As one who served as Oakland Mayor Elihu Harris’ Economic Advisor from 1995 to 1999, and then as the founder and Executive Director of The Oakland-Alameda County Sports Commission from 1999 to 2001, I’m proud to say I’ve known the majority of the men I’ve listed, and many others. For example, Mr. Bonner and I have a relationship that goes back to September 15th 1985, when I met him in the computer room of The University of California at Berkeley Department of City and Regional Planning, where we were both students. Part of the Berkeley Mafia.
But something has happened, and that it has became obvious to me when I was at Mayor Schaaf’s thank you event earlier this year. I made a livestream of the gathering, which is up at Zennie62 on YouTube as I write this. It was a fantastic time, but one moment just completely shocked me: when Mayor Schaaf asked her staff of what was by my count 29 people to come up for a photo, there was not a single black man. Black women, yes; black men, no.
That was jarring to me.
It was particularly bothersome because prior to what I will call “The NFL issue”, Mayor Schaaf and I had been close – after she was elected Mayor, she referred to me as her “brother” and so I returned the act, and called her my godsiter, and it went on from there.
This all started because we’ve known each other for about 30 years, and both shared a love for the Oakland community. In May of 2009, I was the one who told Libby she should run for Mayor, and I said it in front of her parents, my godparents, and my Mom, at their place. Libby ran for District Four Oakland City Council, and won in 2010, even as I wrote that she was going to run for Mayor of Oakland as an April Fools story that many took seriously.
But, in 2013, things changed: Bryan Parker, a black Oakland busness man new to politics, asked me to support his run for Mayor. I held off to ask Libby if she was going to run; she said no. But I was completely blindsided by the news she changed her mind – and it did not come from her. Libby never asked me to join her team – just expected that I would automatically dump Bryan and back her. But that’s not something one does in politics. Rank Choice Voting saved me – I could pick Parker 1, Schaaf 2, and Joe Tuman 3. But I was, and still am, hurt about that. The one who pushed her to run for Mayor and laid the publicity groundwork – the one who has a deep history in Oakland government – was left on the outside of her campaign, even as a black man in Bryan Parker asked for my help.
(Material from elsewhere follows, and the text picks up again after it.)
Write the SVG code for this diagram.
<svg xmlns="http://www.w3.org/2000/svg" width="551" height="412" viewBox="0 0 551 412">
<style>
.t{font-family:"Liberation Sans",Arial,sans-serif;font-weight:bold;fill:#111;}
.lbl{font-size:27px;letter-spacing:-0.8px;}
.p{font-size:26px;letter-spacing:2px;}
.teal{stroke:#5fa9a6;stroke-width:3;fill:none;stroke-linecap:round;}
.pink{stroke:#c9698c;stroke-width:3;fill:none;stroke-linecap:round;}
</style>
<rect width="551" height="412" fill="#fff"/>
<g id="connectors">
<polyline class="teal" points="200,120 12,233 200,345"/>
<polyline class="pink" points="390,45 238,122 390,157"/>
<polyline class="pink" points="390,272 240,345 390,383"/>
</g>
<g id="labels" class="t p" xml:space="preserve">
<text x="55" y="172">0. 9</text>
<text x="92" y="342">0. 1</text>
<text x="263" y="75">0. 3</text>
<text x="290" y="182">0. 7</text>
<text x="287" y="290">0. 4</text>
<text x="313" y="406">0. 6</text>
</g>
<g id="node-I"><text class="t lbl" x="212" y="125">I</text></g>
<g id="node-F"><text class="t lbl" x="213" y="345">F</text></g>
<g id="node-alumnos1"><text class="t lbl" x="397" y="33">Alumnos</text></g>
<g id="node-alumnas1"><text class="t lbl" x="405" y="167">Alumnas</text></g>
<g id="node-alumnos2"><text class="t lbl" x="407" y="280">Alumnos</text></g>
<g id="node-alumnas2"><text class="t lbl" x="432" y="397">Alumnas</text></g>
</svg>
That really dd hurt.
Then came the NFL: Schaaf rotinely learned on me for advice – some she took early on (like working to develop a relationship with Oakland Raiders Owner Mark Davis) but most she did not take (the stadium plan Mark Davis asked for from me, landing Pier Jaffrey Investment Bankers for the stadium project, letting the NFL purchase the Coliseum land, forming an incentive package and a plan to have the A’s go to Howard Terminal, and so on). But what was occasional at first became for all practical purposes a job for me. So, when I changed my mind and sought to be brought on as a consultant, and after Oakland Raiders Owner Mark Davis asked me to form a plan for Coliseum City – and after I cold-called Piper Jaffrey Investment Bankers and introduced a spreadsheet financial plan the firm blessed that called for no tax subsidy. Even with all of that, Libby never hired me – just maintained what I called the brother code.
We lost our preliminary bid to keep the Raiders, and for reasons that, had I been placed in an official position to fix, would not have existed. That because I have a relationship with the National Football League which goes back to 1995, and the return of the Raiders to Oakland from LA. After my work from 1999 to 2001 to have Oakland bid for the 2005 Super Bowl (we lost to Jacksonville), I wound up covering the NFL Draft from 2005 to present year.
Anyway, on March 26th 2017, by a vote of 31 to 1, we lost. A lot happened that weekend leading up to that day that involved the Mayor and I will not go into. But after that, I started to put things together, and look around at my City of Oakland – and that’s when the problem I wanted to ignore became impossible not to pay attention to: black men in non-elected executive positions were all but impossible to find in Oakland’s City Hall.
Now, you can say my reasons for being so interested in this issue now are self-serving, and you would be correct. But look: the whole point of being gainfully employed, being able to be well-compensated for being good at what you do, is self-serving. It would have been great to see other black men in many different high-level positons in Oakland, thus meaning it really was just my lack of whatever, but that is not the case. Oakland has gotten rid of black male managers under Mayor Schaaf.
That this is happening under Libby, and that I am compelled to point it out, makes me sick to my stomach. But someone has to shed a light on this problem. One media publication I will not named pointed to the “sisterhood” but I contend deliberately failed to note the lack of black men. Moreover, that publication has had a history of attacking black male government executives in Oakland. So, when I read that article, it seemed to me that the publication was engaging in a kind of dog-whistle racism, celebrating that black men were nowhere to be seen, without saying so.
This has to be considered a crisis of perception based on race and sex. A combination of some kind of weird hatred for competent black men, combined with what seems to be a white guilt over the race issue. Even though Oakland’s had and has a great history of powerful black women in many executive positions in Oakland, to see the ranks today and the media coverage, you’d think Oakland had never seen sisters before. Perish the thought.
Clearly, we collectively took a wrong turn over the last few years. If Mayor Schaaf was committed to ending the problem of perception, she would have hired me to represent her on the NFL issue, rather than just repeatedly calling me her brother and saying I have her ear. When you believe someone is truly competent at something, you pay for their services, and not seek free advice and work from them.
Something is wrong in Oakland. It’s not the way we used to be. That said, the new City of Oakland Planning Director William Gilchrist, an African American man, is a step in the right direction. It’s not that the ranks have to be as they were when Oakland was a majority black city, but the drop in black men has been so dramatic that people have talked about it – I decided to write about it.